While true policy proposals came at a trickle over the course of four nights, what flowed plentifully were vibes — a palpable exhilaration about the Democratic nominee, Vice President Kamala Harris, that had largely evaded the party and voters in the months (and maybe years) before President Joe Biden dropped out of the race.
Michelle Obama described the Democrats’ vibe shift best when she noted: “Something wonderfully magical is in the air, isn’t it? … We’re feeling it here in this arena, but it’s spreading all across this country we love. A familiar feeling that’s been buried too deep for far too long.”
But what role does this kind of magic have to play in a highly consequential US election? Vibes, after all, are not votes.

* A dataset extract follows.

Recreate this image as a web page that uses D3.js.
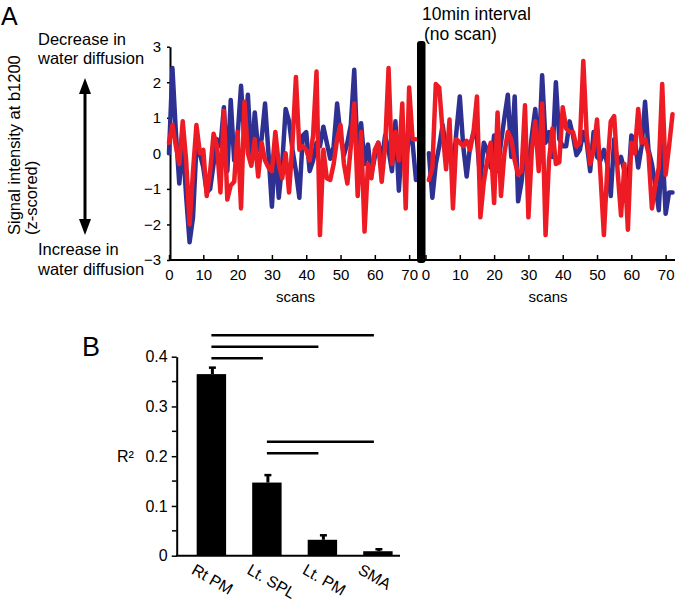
<!DOCTYPE html>
<html>
<head>
<meta charset="utf-8">
<script src="https://cdn.jsdelivr.net/npm/d3@7/dist/d3.min.js"></script>
<style>
  html, body { margin: 0; padding: 0; background: #fff; }
  svg { display: block; font-family: "Liberation Sans", Arial, sans-serif; }
</style>
</head>
<body>
<svg id="chart" width="677" height="603"></svg>
<script>
// ---------- Panel A data (z-scored signal, scans 0..72 before the break, 1..72 after) ----------
const leftBlue = [0.0, 2.4, 0.6, -0.85, 0.3, -1.2, -2.5, -1.8, 0.2, 0.0, -0.4, -1.1, -1.0, -0.3, 0.4, 0.2,
  1.3, -0.5, 1.5, -0.2, 0.5, 1.9, 0.3, 1.65, -0.2, 1.15, 0.1, 0.4, 1.4, 0.0, -1.5, 0.2, -1.25, -0.3, 1.25,
  0.9, 0.1, -0.5, -1.25, 0.5, 0.6, -0.5, -0.2, 0.3, 0.2, 0.75, 0.3, -0.15, 0.2, 1.4, 0.5, -0.05, 0.3, 0.8,
  2.35, -0.2, 0.85, -0.3, 0.25, -0.6, -0.1, 0.3, -0.2, 0.5, 0.1, -0.5, 0.9, -1.05, 0.4, -0.3, 0.5, 0.3, -0.75];
const leftRed = [0.3, 0.8, 0.2, -0.3, 0.9, -0.2, -2.0, -0.5, 0.8, 0.0, 0.1, -1.2, -0.5, 0.55, 0.2, -1.1,
  1.2, -1.3, -0.9, -0.8, 0.6, -1.55, 1.45, 0.0, -0.35, 0.4, -0.65, 0.3, -0.2, -0.4, -0.5, 0.6, -0.3, -0.7,
  0.0, -1.1, 0.3, 2.15, 0.1, 0.2, 0.1, -0.2, 0.5, 2.3, -2.3, 0.1, -0.7, -0.75, -0.3, 0.4, 0.8, -0.3, -0.85,
  0.2, 1.4, -1.2, 0.6, -2.2, -0.3, -0.7, 0.1, 0.3, -0.8, 0.2, 2.4, -0.3, 0.6, -0.2, 1.4, -1.55, 1.85, 0.4, 0.4];
const rightBlue = [0.0, -1.25, -0.3, 0.2, 0.8, 0.1, 0.4, -0.5, 0.6, 1.6, 0.2, -0.65, 0.2, 0.6, 0.4, -0.8,
  0.3, 0.1, -0.4, 0.5, -0.5, 0.3, 1.0, 1.65, -0.1, 1.6, -1.35, -0.8, 0.2, -0.4, 0.5, 1.25, -0.1, 2.2, 0.3,
  0.6, -0.1, 2.0, 0.4, 0.2, 0.2, 0.9, 0.5, -0.05, 0.1, 0.6, 0.3, -0.5, 0.6, -0.1, -0.2, 0.1, -0.3, -1.2,
  0.4, -0.3, -0.1, -0.5, -1.0, 0.5, 0.4, -0.4, 0.2, 1.45, 0.1, -0.3, -0.9, -1.6, 0.3, -1.7, -1.1, -1.1];
const rightRed = [-0.75, -0.4, 1.95, 1.85, 0.6, -0.45, 0.95, -1.55, 0.4, 0.3, 0.2, 0.35, 0.1, 0.6, 1.6,
  -1.8, -0.8, -0.2, 0.3, -1.4, 1.15, -1.2, 0.0, 0.6, 0.4, -0.2, -0.6, -0.5, 1.35, -1.8, 0.1, 0.9, -0.5,
  1.4, -2.3, -0.2, 0.7, -0.3, -0.25, 1.3, 0.7, 0.6, 0.6, 0.2, 0.3, 2.6, 0.5, -0.3, 0.1, 0.95, -0.6, -2.3,
  -0.4, 0.9, 1.05, -0.5, -1.75, -0.3, -2.15, 0.3, 0.0, 1.25, 0.3, 0.4, 0.0, -1.55, -0.9, -0.4, 1.95, -0.6,
  0.2, 1.1];
const scanTicks = [0, 10, 20, 30, 40, 50, 60, 70];
const zTicks = [-3, -2, -1, 0, 1, 2, 3];

// ---------- Panel B data ----------
const regions = ["Rt PM", "Lt. SPL", "Lt. PM", "SMA"];
const r2Values = [0.365, 0.147, 0.032, 0.009];
const r2Errors = [0.013, 0.015, 0.009, 0.004];
const r2Ticks = [0, 0.1, 0.2, 0.3, 0.4];
const r2MinorTicks = [0.05, 0.15, 0.25, 0.35];
// significance bars: [from region, to region, height in R² units]
const sigFrom = [0, 0, 0, 1, 1];
const sigTo = [3, 2, 1, 3, 2];
const sigLevel = [0.443, 0.420, 0.397, 0.229, 0.206];

const BLUE = "#2e3192", RED = "#ed1c24";
const svg = d3.select("#chart");
const FONT = 16.5;

// ================= Panel A =================
const yA = d3.scaleLinear().domain([-3, 3]).range([260, 46.7]);
const xL = d3.scaleLinear().domain([0, 72]).range([169, 416]);
const xR = d3.scaleLinear().domain([0, 72]).range([425.5, 672.5]);

const gA = svg.append("g");

// y axis
const yAxisA = d3.axisLeft(yA).tickValues(zTicks).tickSize(3).tickSizeOuter(0).tickFormat(d3.format("d"));
const yg = gA.append("g").attr("transform", "translate(170,0)").call(yAxisA);
yg.select(".domain").attr("stroke-width", 2);
yg.selectAll(".tick line").attr("stroke-width", 1.5);
yg.selectAll("text").attr("font-size", 15).attr("x", -9).attr("font-family", "Liberation Sans, Arial, sans-serif");

// x axes
function xAxis(scale, x0, x1) {
  const ax = d3.axisBottom(scale).tickValues(scanTicks).tickSizeInner(-5).tickSizeOuter(0).tickPadding(9);
  const g = gA.append("g").attr("transform", "translate(0,260)").call(ax);
  g.select(".domain").remove();
  g.selectAll(".tick line").attr("stroke-width", 1.5);
  g.selectAll("text").attr("font-size", 15).attr("font-family", "Liberation Sans, Arial, sans-serif");
  gA.append("line").attr("x1", x0).attr("x2", x1).attr("y1", 260).attr("y2", 260)
    .attr("stroke", "#000").attr("stroke-width", 2);
}
xAxis(xL, 169, 418);
xAxis(xR, 424, 675);

// lines
const lineL = d3.line().x((d, i) => xL(i)).y(d => yA(d));
const lineR = d3.line().x((d, i) => xR(i + 1)).y(d => yA(d));
const styleLine = (p, c) => p.attr("fill", "none").attr("stroke", c).attr("stroke-width", 4.5)
  .attr("stroke-linejoin", "round").attr("stroke-linecap", "round");
styleLine(gA.append("path").datum(leftBlue).attr("d", lineL), BLUE);
styleLine(gA.append("path").datum(rightBlue).attr("d", lineR), BLUE);
styleLine(gA.append("path").datum(leftRed).attr("d", lineL), RED);
styleLine(gA.append("path").datum(rightRed).attr("d", lineR), RED);

// break bar
gA.append("rect").attr("x", 417).attr("y", 41).attr("width", 8.5).attr("height", 222).attr("rx", 3).attr("fill", "#000");

// texts
gA.append("text").attr("x", 1).attr("y", 25).attr("font-size", 25).text("A");
gA.append("text").attr("x", 422).attr("y", 20).attr("font-size", 17.5).text("10min interval");
gA.append("text").attr("x", 424).attr("y", 40).attr("font-size", 17.5).text("(no scan)");
gA.append("text").attr("x", 38).attr("y", 45).attr("font-size", FONT).text("Decrease in");
gA.append("text").attr("x", 38).attr("y", 64).attr("font-size", FONT).text("water diffusion");
gA.append("text").attr("x", 38).attr("y", 255).attr("font-size", FONT).text("Increase in");
gA.append("text").attr("x", 38).attr("y", 275).attr("font-size", FONT).text("water diffusion");
gA.append("text").attr("transform", "translate(20,235) rotate(-90)").attr("font-size", FONT).text("Signal intensity at b1200");
gA.append("text").attr("transform", "translate(37,235) rotate(-90)").attr("font-size", FONT).text("(z-scored)");
gA.append("text").attr("x", (xL(0) + xL(72)) / 2 + 3).attr("y", 302).attr("text-anchor", "middle").attr("font-size", 15).text("scans");
gA.append("text").attr("x", (xR(0) + xR(72)) / 2 - 1).attr("y", 302).attr("text-anchor", "middle").attr("font-size", 15).text("scans");

// double arrow
gA.append("line").attr("x1", 85).attr("x2", 85).attr("y1", 90).attr("y2", 223).attr("stroke", "#000").attr("stroke-width", 3);
gA.append("path").attr("d", "M85,78 L79,94 L91,94 Z").attr("fill", "#000");
gA.append("path").attr("d", "M85,235 L79,219 L91,219 Z").attr("fill", "#000");

// ================= Panel B =================
const yB = d3.scaleLinear().domain([0, 0.4]).range([555.7, 356.7]);
const xB = d3.scaleBand().domain(regions).range([182.8, 406.5]).paddingInner(0.47).paddingOuter(0.25);
const gB = svg.append("g");

gB.append("text").attr("x", 82).attr("y", 356).attr("font-size", 27).text("B");

const yAxisB = d3.axisLeft(yB).tickValues(r2Ticks).tickSize(5).tickSizeOuter(0)
  .tickFormat(d => d === 0 ? "0" : d3.format(".1f")(d));
const ygB = gB.append("g").attr("transform", "translate(176.7,0)").call(yAxisB);
ygB.select(".domain").attr("stroke-width", 2);
ygB.selectAll(".tick line").attr("stroke-width", 1.5);
ygB.selectAll("text").attr("font-size", 16).attr("x", -9).attr("font-family", "Liberation Sans, Arial, sans-serif");
gB.selectAll(".minor").data(r2MinorTicks).enter().append("line")
  .attr("x1", 172).attr("x2", 176.7).attr("y1", d => yB(d)).attr("y2", d => yB(d))
  .attr("stroke", "#000").attr("stroke-width", 1.5);
gB.append("line").attr("x1", 176).attr("x2", 400).attr("y1", yB(0)).attr("y2", yB(0)).attr("stroke", "#000").attr("stroke-width", 2);

gB.append("text").attr("x", 117).attr("y", 462).attr("font-size", 16).text("R²");

// bars
gB.selectAll(".bar").data(regions).enter().append("rect")
  .attr("x", d => xB(d)).attr("width", xB.bandwidth())
  .attr("y", (d, i) => yB(r2Values[i])).attr("height", (d, i) => yB(0) - yB(r2Values[i]))
  .attr("fill", "#000");
// error bars (upper only)
gB.selectAll(".err").data(regions).enter().append("line")
  .attr("x1", d => xB(d) + xB.bandwidth() / 2 + 1).attr("x2", d => xB(d) + xB.bandwidth() / 2 + 1)
  .attr("y1", (d, i) => yB(r2Values[i])).attr("y2", (d, i) => yB(r2Values[i] + r2Errors[i]))
  .attr("stroke", "#000").attr("stroke-width", 3);
gB.selectAll(".cap").data(regions).enter().append("line")
  .attr("x1", d => xB(d) + xB.bandwidth() / 2 - 2.5).attr("x2", d => xB(d) + xB.bandwidth() / 2 + 4.5)
  .attr("y1", (d, i) => yB(r2Values[i] + r2Errors[i])).attr("y2", (d, i) => yB(r2Values[i] + r2Errors[i]))
  .attr("stroke", "#000").attr("stroke-width", 2.5);

// significance lines
gB.selectAll(".sig").data(sigLevel).enter().append("line")
  .attr("x1", (d, i) => xB(regions[sigFrom[i]]) + xB.bandwidth() / 2)
  .attr("x2", (d, i) => xB(regions[sigTo[i]]) + xB.bandwidth() / 2 - 4)
  .attr("y1", d => yB(d)).attr("y2", d => yB(d))
  .attr("stroke", "#000").attr("stroke-width", 2.5);

// category labels
gB.selectAll(".cat").data(regions).enter().append("text")
  .attr("transform", d => `translate(${xB(d) + xB.bandwidth() / 2 - 21},573) rotate(30)`)
  .attr("font-size", 16).text(d => d);
</script>
</body>
</html>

Can Harris turn the current burst of excitement into a persuasive argument for undecided and swing-state voters to cast their ballots for her?
Today, Vox’s senior political reporter Christian Paz, who covers the Democratic Party, joins me to help make sense of the vibes candidacy, how it could translate at the polls, and what we might be missing in the haze of the excitement. Our interview has been condensed and lightly edited.
So, is there really a vibe shift happening among Democrats right now? It sure seems like it.
Yeah, and there are a few ways to quantify that. The first is approval ratings or favorability ratings for Kamala Harris. One of the key things we’ve seen is a pretty sharp reversal in her favorability ratings.
They’ve pretty much shot up as people have gotten to know her, as they figure out who she is and what she did as vice president, and just see more of her, because we really did not see a lot of her through her vice presidency.
In Gallup’s recent polling, she has a 93 percent favorable opinion rating from Democrats, up from 77 percent in June. That’s a pretty definable vibe shift in her favor.
The other way to measure vibe is motivation to vote, and that has also changed. Now it’s Democrats who are outpacing Republicans in terms of motivation to vote. In the past, Republicans had a pretty significant lead.
Another factor is anecdotal evidence — the fact that there’s such a saturation of coverage of her, whether that’s a lot of positive coverage in media, the memes, the jokes about brat summer, coconut trees, or coconut-pilling, all of which has generated excitement among younger people.
Why are people feeling this in such a pronounced way now? We had Michelle Obama hinting that the last time we saw this energy was for Barack Obama.